§ **WRITTEN PROBLEM**
Copy all lines below exactly as written. Leave pictures out.

§ **DATASET EXTRACT**

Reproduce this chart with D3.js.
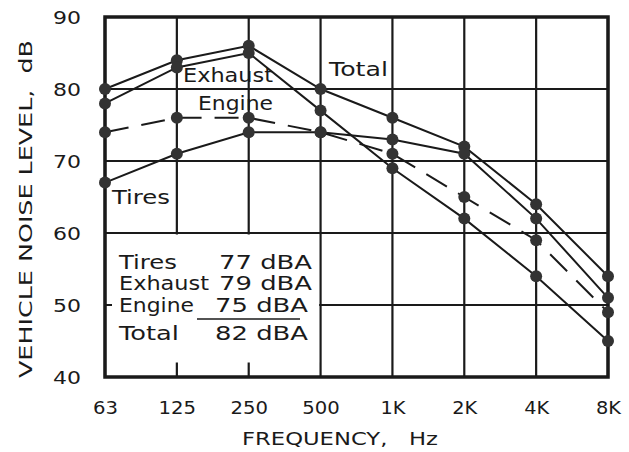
<!DOCTYPE html>
<html><head><meta charset="utf-8">
<script src="https://cdn.jsdelivr.net/npm/d3@7/dist/d3.min.js"></script>
<style>body{margin:0;background:#fff}svg{display:block}text{font-family:"DejaVu Sans",sans-serif;fill:#1a1a1a}</style>
</head><body><svg id="c" width="629" height="452"></svg>
<script>
const categories = ["63","125","250","500","1K","2K","4K","8K"];
const yTicks = [40,50,60,70,80,90];
const total   = [80,84,86,80,76,72,64,54];
const exhaust = [78,83,85,77,69,62,54,45];
const engine  = [74,76,76,74,71,65,59,49];
const tires   = [67,71,74,74,73,71,62,51];
const legendNames = ["Tires","Exhaust","Engine","Total"];
const legendValues = ["77 dBA","79 dBA","75 dBA","82 dBA"];

const svg = d3.select("#c");
const L=105, R=608, T=17, B=377;
const x = d3.scalePoint().domain(categories).range([L,R]);
const y = d3.scaleLinear().domain([40,90]).range([B,T]);

// grid
const g = svg.append("g").attr("stroke","#1a1a1a").attr("stroke-width",2.2);
categories.forEach(c=>g.append("line").attr("x1",x(c)).attr("x2",x(c)).attr("y1",T).attr("y2",B));
yTicks.forEach(v=>g.append("line").attr("x1",L).attr("x2",R).attr("y1",y(v)).attr("y2",y(v)));
// legend box covering the grid
svg.append("rect").attr("x",x("63")+7).attr("y",y(60)+1.5).attr("width",x("500")-x("63")-8.5).attr("height",y(40)-y(60)-16).attr("fill","#fff");
// frame
svg.append("rect").attr("x",L).attr("y",T).attr("width",R-L).attr("height",B-T)
  .attr("fill","none").attr("stroke","#1a1a1a").attr("stroke-width",3.5);

// axis tick labels via d3 axes
const yAxis = svg.append("g").attr("transform",`translate(${L-24},0)`)
  .call(d3.axisLeft(y).tickValues(yTicks).tickSize(0).tickPadding(0));
yAxis.select(".domain").remove();
yAxis.selectAll("text").attr("font-size",17).attr("text-anchor","middle").attr("dx",-14).attr("dy","0.36em")
  .attr("textLength",28).attr("lengthAdjust","spacingAndGlyphs").style("font-family","DejaVu Sans");
const xAxis = svg.append("g").attr("transform",`translate(0,${B+25})`)
  .call(d3.axisBottom(x).tickSize(0).tickPadding(0));
xAxis.select(".domain").remove();
xAxis.selectAll("text").attr("font-size",17).attr("dy","0.71em").style("font-family","DejaVu Sans")
  .each(function(d){ d3.select(this).attr("textLength", d.length*12.5).attr("lengthAdjust","spacingAndGlyphs"); });

// axis titles
svg.append("text").attr("x",340).attr("y",445).attr("text-anchor","middle").attr("font-size",17)
  .attr("textLength",196).attr("lengthAdjust","spacingAndGlyphs").text("FREQUENCY,\u00a0\u00a0\u00a0Hz");
svg.append("text").attr("transform","translate(32,209) rotate(-90)").attr("text-anchor","middle").attr("font-size",17)
  .attr("textLength",338).attr("lengthAdjust","spacingAndGlyphs").text("VEHICLE NOISE LEVEL,\u00a0\u00a0dB");

// series
const series = [
  {name:"Total", values: total, dash:null},
  {name:"Exhaust", values: exhaust, dash:null},
  {name:"Engine", values: engine, dash:"24,13"},
  {name:"Tires", values: tires, dash:null}
];
const line = d3.line().x((d,i)=>x(categories[i])).y(d=>y(d));
series.forEach(s=>{
  svg.append("path").datum(s.values).attr("d",line).attr("fill","none").attr("stroke","#1a1a1a")
    .attr("stroke-width",2).attr("stroke-dasharray",s.dash);
});
series.forEach(s=>{
  svg.selectAll(null).data(s.values).enter().append("circle")
    .attr("cx",(d,i)=>x(categories[i])).attr("cy",d=>y(d)).attr("r",6).attr("fill","#333");
});

// series labels
const labels = [
  {t:"Total", x:329, y:76, w:59},
  {t:"Exhaust", x:183, y:82, w:90},
  {t:"Engine", x:198, y:110, w:75},
  {t:"Tires", x:112, y:204, w:58}
];
labels.forEach(l=>svg.append("text").attr("x",l.x).attr("y",l.y).attr("font-size",19)
  .attr("textLength",l.w).attr("lengthAdjust","spacingAndGlyphs").text(l.t));

// legend table
const rowsY = [269,290,312,340];
const nameW = [58,90,75,60];
legendNames.forEach((n,i)=>svg.append("text").attr("x",119).attr("y",rowsY[i]).attr("font-size",19)
  .attr("textLength",nameW[i]).attr("lengthAdjust","spacingAndGlyphs").text(n));
const valR = [312,312,308,308];
legendValues.forEach((v,i)=>svg.append("text").attr("x",valR[i]-93).attr("y",rowsY[i]).attr("font-size",19)
  .attr("textLength",93).attr("lengthAdjust","spacingAndGlyphs").text(v));
svg.append("line").attr("x1",197).attr("x2",300).attr("y1",319).attr("y2",319).attr("stroke","#1a1a1a").attr("stroke-width",1.5);
</script></body></html>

§ **RESULT OF THIS TASK**
Reproduce this chart with D3.js.
<!DOCTYPE html>
<html><head><meta charset="utf-8">
<script src="https://cdn.jsdelivr.net/npm/d3@7/dist/d3.min.js"></script>
<style>body{margin:0;background:#fff}svg{display:block}text{font-family:"DejaVu Sans",sans-serif;fill:#1a1a1a}</style>
</head><body><svg id="c" width="629" height="452"></svg>
<script>
const categories = ["63","125","250","500","1K","2K","4K","8K"];
const yTicks = [40,50,60,70,80,90];
const total   = [80,84,86,80,76,72,64,54];
const exhaust = [78,83,85,77,69,62,54,45];
const engine  = [74,76,76,74,71,65,59,49];
const tires   = [67,71,74,74,73,71,62,51];
const legendNames = ["Tires","Exhaust","Engine","Total"];
const legendValues = ["77 dBA","79 dBA","75 dBA","82 dBA"];

const svg = d3.select("#c");
const L=105, R=608, T=17, B=377;
const x = d3.scalePoint().domain(categories).range([L,R]);
const y = d3.scaleLinear().domain([40,90]).range([B,T]);

// grid
const g = svg.append("g").attr("stroke","#1a1a1a").attr("stroke-width",2.2);
categories.forEach(c=>g.append("line").attr("x1",x(c)).attr("x2",x(c)).attr("y1",T).attr("y2",B));
yTicks.forEach(v=>g.append("line").attr("x1",L).attr("x2",R).attr("y1",y(v)).attr("y2",y(v)));
// legend box covering the grid
svg.append("rect").attr("x",x("63")+7).attr("y",y(60)+1.5).attr("width",x("500")-x("63")-8.5).attr("height",y(40)-y(60)-16).attr("fill","#fff");
// frame
svg.append("rect").attr("x",L).attr("y",T).attr("width",R-L).attr("height",B-T)
  .attr("fill","none").attr("stroke","#1a1a1a").attr("stroke-width",3.5);

// axis tick labels via d3 axes
const yAxis = svg.append("g").attr("transform",`translate(${L-24},0)`)
  .call(d3.axisLeft(y).tickValues(yTicks).tickSize(0).tickPadding(0));
yAxis.select(".domain").remove();
yAxis.selectAll("text").attr("font-size",17).attr("text-anchor","middle").attr("dx",-14).attr("dy","0.36em")
  .attr("textLength",28).attr("lengthAdjust","spacingAndGlyphs").style("font-family","DejaVu Sans");
const xAxis = svg.append("g").attr("transform",`translate(0,${B+25})`)
  .call(d3.axisBottom(x).tickSize(0).tickPadding(0));
xAxis.select(".domain").remove();
xAxis.selectAll("text").attr("font-size",17).attr("dy","0.71em").style("font-family","DejaVu Sans")
  .each(function(d){ d3.select(this).attr("textLength", d.length*12.5).attr("lengthAdjust","spacingAndGlyphs"); });

// axis titles
svg.append("text").attr("x",340).attr("y",445).attr("text-anchor","middle").attr("font-size",17)
  .attr("textLength",196).attr("lengthAdjust","spacingAndGlyphs").text("FREQUENCY,\u00a0\u00a0\u00a0Hz");
svg.append("text").attr("transform","translate(32,209) rotate(-90)").attr("text-anchor","middle").attr("font-size",17)
  .attr("textLength",338).attr("lengthAdjust","spacingAndGlyphs").text("VEHICLE NOISE LEVEL,\u00a0\u00a0dB");

// series
const series = [
  {name:"Total", values: total, dash:null},
  {name:"Exhaust", values: exhaust, dash:null},
  {name:"Engine", values: engine, dash:"24,13"},
  {name:"Tires", values: tires, dash:null}
];
const line = d3.line().x((d,i)=>x(categories[i])).y(d=>y(d));
series.forEach(s=>{
  svg.append("path").datum(s.values).attr("d",line).attr("fill","none").attr("stroke","#1a1a1a")
    .attr("stroke-width",2).attr("stroke-dasharray",s.dash);
});
series.forEach(s=>{
  svg.selectAll(null).data(s.values).enter().append("circle")
    .attr("cx",(d,i)=>x(categories[i])).attr("cy",d=>y(d)).attr("r",6).attr("fill","#333");
});

// series labels
const labels = [
  {t:"Total", x:329, y:76, w:59},
  {t:"Exhaust", x:183, y:82, w:90},
  {t:"Engine", x:198, y:110, w:75},
  {t:"Tires", x:112, y:204, w:58}
];
labels.forEach(l=>svg.append("text").attr("x",l.x).attr("y",l.y).attr("font-size",19)
  .attr("textLength",l.w).attr("lengthAdjust","spacingAndGlyphs").text(l.t));

// legend table
const rowsY = [269,290,312,340];
const nameW = [58,90,75,60];
legendNames.forEach((n,i)=>svg.append("text").attr("x",119).attr("y",rowsY[i]).attr("font-size",19)
  .attr("textLength",nameW[i]).attr("lengthAdjust","spacingAndGlyphs").text(n));
const valR = [312,312,308,308];
legendValues.forEach((v,i)=>svg.append("text").attr("x",valR[i]-93).attr("y",rowsY[i]).attr("font-size",19)
  .attr("textLength",93).attr("lengthAdjust","spacingAndGlyphs").text(v));
svg.append("line").attr("x1",197).attr("x2",300).attr("y1",319).attr("y2",319).attr("stroke","#1a1a1a").attr("stroke-width",1.5);
</script></body></html>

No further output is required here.